== Stored rows ==

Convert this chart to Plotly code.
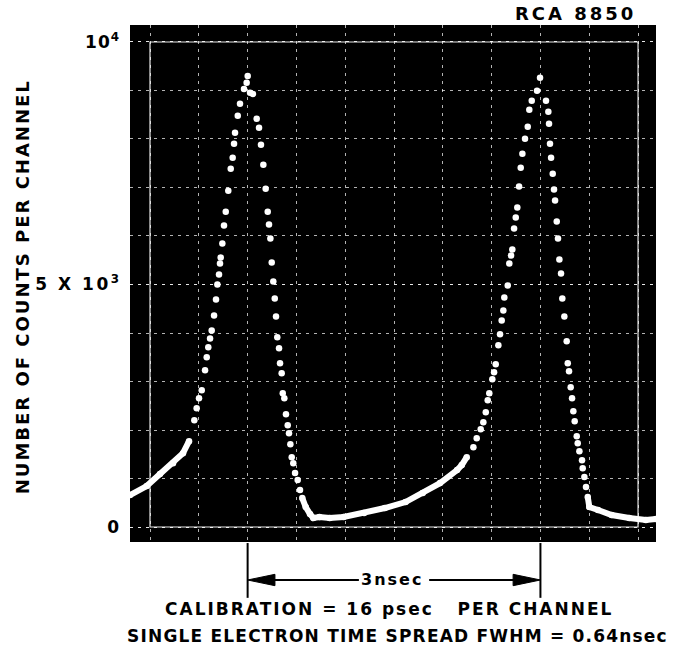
import plotly.graph_objects as go

# ---- data (time in ns from left graticule line, counts per channel)
time_ns = [
    -0.205, -0.034, 0.102, 0.236, 0.338, 0.400, 0.454, 0.478, 0.502, 0.530,
    0.564, 0.581, 0.597, 0.615, 0.632, 0.656, 0.676, 0.690, 0.707, 0.717,
    0.724, 0.741, 0.758, 0.776, 0.802, 0.827, 0.847, 0.861, 0.871, 0.899,
    0.922, 0.963, 0.990, 1.001, 1.025, 1.055,
    1.093, 1.117, 1.137, 1.161, 1.185, 1.206, 1.219, 1.233, 1.247, 1.263,
    1.278, 1.291, 1.304, 1.322, 1.332, 1.349, 1.360, 1.376, 1.393, 1.411,
    1.424, 1.438, 1.452, 1.468, 1.486, 1.513, 1.537, 1.560, 1.595, 1.639,
    1.673, 1.736, 1.841, 1.983, 2.193, 2.406, 2.618, 2.794, 2.971, 3.146,
    3.194, 3.245, 3.313, 3.347, 3.388, 3.415, 3.440, 3.460, 3.476, 3.507,
    3.525, 3.542, 3.569, 3.586, 3.603, 3.620, 3.630, 3.665, 3.681, 3.699,
    3.712, 3.730, 3.747, 3.763, 3.781, 3.798, 3.815, 3.842, 3.870, 3.886,
    3.911, 3.965, 3.996, 4.057,
    4.081, 4.088, 4.098, 4.109, 4.126, 4.139, 4.150, 4.167, 4.180, 4.194,
    4.211, 4.224, 4.245, 4.269, 4.280, 4.293, 4.310, 4.324, 4.337, 4.351,
    4.372, 4.382, 4.399, 4.426, 4.433, 4.450, 4.467, 4.485, 4.501, 4.590,
    4.730, 4.910, 5.080, 5.184,
]
counts = [
    658, 844, 1091, 1317, 1523, 1770, 2202, 2449, 2655, 2819,
    3231, 3498, 3704, 3889, 4054, 4363, 4692, 5000, 5206, 5433,
    5556, 5844, 6214, 6502, 6935, 7387, 7613, 7901, 8128, 8478,
    8724, 9033, 9157, 9300, 8951, 8930,
    8416, 8230, 7881, 7469, 6976, 6502, 6235, 5947, 5453, 5062,
    4712, 4342, 3910, 3683, 3375, 3169, 2757, 2655, 2325, 2099,
    1934, 1708, 1440, 1317, 1111, 967, 761, 597, 412, 268,
    185, 206, 185, 206, 288, 391, 514, 700, 905, 1173,
    1276, 1440, 1646, 1832, 2017, 2161, 2367, 2614, 2758, 3046,
    3190, 3354, 3745, 3972, 4260, 4466, 4733, 4980, 5433, 5598,
    5721, 6153, 6379, 6585, 7018, 7409, 7697, 8006, 8253, 8603,
    8788, 8994, 9261, 8788,
    8562, 8315, 7903, 7615, 7285, 6956, 6730, 6298, 5948, 5515,
    5227, 4713, 4342, 3828, 3375, 3210, 2881, 2655, 2387, 2181,
    1873, 1729, 1564, 1379, 1214, 1029, 823, 617, 412, 350,
    247, 185, 144, 165,
]

# time windows where the trace is so dense it shows as a continuous band
band_windows = [(-1.0, 0.42), (1.55, 3.25), (4.48, 6.0)]

y_tickvals = [0, 5000, 10000]
y_ticktext = ["0",
              "<span style='letter-spacing:2.5px'>5 X 10</span><sup>3</sup>",
              "<span style='letter-spacing:1px'>10</span><sup>4</sup>"]
peak_times = [1.0, 4.0]
separation_label = "3nsec"

# ---- build band trace (with gaps between windows)
band_x, band_y = [], []
for lo, hi in band_windows:
    for t, c in zip(time_ns, counts):
        if lo <= t <= hi:
            band_x.append(t)
            band_y.append(c)
    band_x.append(None)
    band_y.append(None)

FONT = "DejaVu Sans"

fig = go.Figure()
fig.add_trace(go.Scatter(x=band_x, y=band_y, mode="lines",
                         line=dict(color="white", width=6),
                         connectgaps=False, hoverinfo="skip", showlegend=False))
fig.add_trace(go.Scatter(x=time_ns, y=counts, mode="markers",
                         marker=dict(color="white", size=6.5),
                         showlegend=False))

grid_style = dict(gridcolor="rgba(255,255,255,0.7)", gridwidth=1, griddash="3px,5px")

fig.update_xaxes(range=[-0.205, 5.184], showticklabels=False, ticks="",
                 tick0=0, dtick=0.5, showgrid=True, zeroline=False,
                 showline=False, **grid_style)
fig.update_yaxes(range=[-309, 10350], tickvals=y_tickvals, ticktext=y_ticktext,
                 ticks="", showgrid=True, zeroline=False, showline=False,
                 ticklabelstandoff=10,
                 tickfont=dict(family=FONT, size=17, color="black", weight="bold"),
                 minor=dict(dtick=1000, tick0=0, showgrid=True, ticks="", **grid_style),
                 **grid_style)

# graticule frame
fig.add_shape(type="rect", xref="x", yref="y", x0=0, x1=5, y0=0, y1=10000,
              line=dict(color="rgba(255,255,255,0.9)", width=1.2), layer="below")

# peak markers below plot
for t in peak_times:
    fig.add_shape(type="line", xref="x", yref="paper", x0=t, x1=t, y0=-0.002, y1=-0.108,
                  line=dict(color="black", width=2))

# separation arrow (lines + filled heads), drawn as shapes
arrow_y = -0.0735
mid = (peak_times[0] + peak_times[1]) / 2
head_len = 0.28   # ns
head_h = 0.011    # paper
gap = 0.36        # half-gap around label, ns
left_tip, right_tip = peak_times
fig.add_shape(type="line", xref="x", yref="paper", x0=left_tip + head_len * 0.8, x1=mid - gap,
              y0=arrow_y, y1=arrow_y, line=dict(color="black", width=2))
fig.add_shape(type="line", xref="x", yref="paper", x0=mid + gap, x1=right_tip - head_len * 0.8,
              y0=arrow_y, y1=arrow_y, line=dict(color="black", width=2))
fig.add_shape(type="path", xref="x", yref="paper",
              path=f"M {left_tip},{arrow_y} L {left_tip + head_len},{arrow_y + head_h} "
                   f"L {left_tip + head_len},{arrow_y - head_h} Z",
              fillcolor="black", line=dict(color="black", width=1))
fig.add_shape(type="path", xref="x", yref="paper",
              path=f"M {right_tip},{arrow_y} L {right_tip - head_len},{arrow_y + head_h} "
                   f"L {right_tip - head_len},{arrow_y - head_h} Z",
              fillcolor="black", line=dict(color="black", width=1))
fig.add_annotation(x=mid - 0.02, y=arrow_y, xref="x", yref="paper",
                   xanchor="center", yanchor="middle",
                   text="<span style='letter-spacing:2px'>" + separation_label + "</span>",
                   showarrow=False,
                   font=dict(family=FONT, size=16, color="black", weight="bold"))

# captions
fig.add_annotation(x=0.4924, y=-0.1296, xref="paper", yref="paper", showarrow=False,
                   xanchor="center", yanchor="middle",
                   text="<span style='letter-spacing:2px'>CALIBRATION = 16 psec\u00a0\u00a0 PER CHANNEL</span>",
                   font=dict(family=FONT, size=17, color="black", weight="bold"))
fig.add_annotation(x=0.5095, y=-0.1818, xref="paper", yref="paper", showarrow=False,
                   xanchor="center", yanchor="middle",
                   text="<span style='letter-spacing:1.2px'>SINGLE ELECTRON TIME SPREAD FWHM = 0.64nsec</span>",
                   font=dict(family=FONT, size=17, color="black", weight="bold"))
fig.add_annotation(x=0.966, y=1.0213, xref="paper", yref="paper", showarrow=False,
                   xanchor="right", yanchor="middle",
                   text="<span style='letter-spacing:3px'>RCA 8850</span>",
                   font=dict(family=FONT, size=18, color="black", weight="bold"))
fig.add_annotation(x=-0.205, y=0.493, xref="paper", yref="paper", showarrow=False,
                   xanchor="center", yanchor="middle",
                   textangle=-90,
                   text="<span style='letter-spacing:2px'>NUMBER OF COUNTS PER CHANNEL</span>",
                   font=dict(family=FONT, size=18, color="black", weight="bold"))

fig.update_layout(width=675, height=661, autosize=False,
                  margin=dict(l=130, r=19, t=25, b=119, pad=0),
                  plot_bgcolor="black", paper_bgcolor="white",
                  showlegend=False)

fig.write_html("out.html",
               config={"displayModeBar": False},
               post_script="document.body.style.margin='0px';"
                           "document.documentElement.style.margin='0px';")
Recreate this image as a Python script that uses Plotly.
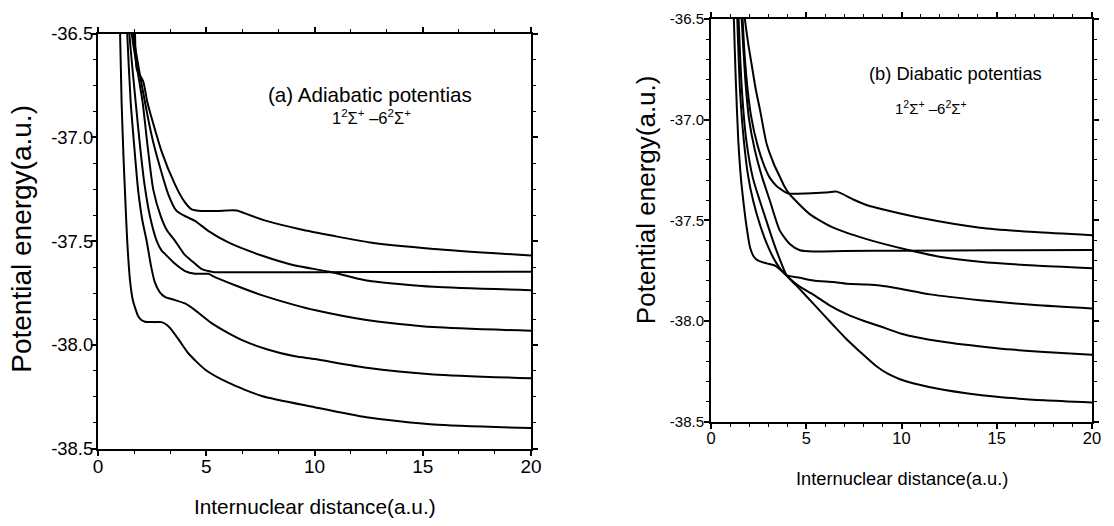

===

Task requirements -> From the records above, copy every line that holds the word "this".

Result of the exercise ->
Convert this chart to Plotly code.
Recreate this image as a Python script that uses Plotly.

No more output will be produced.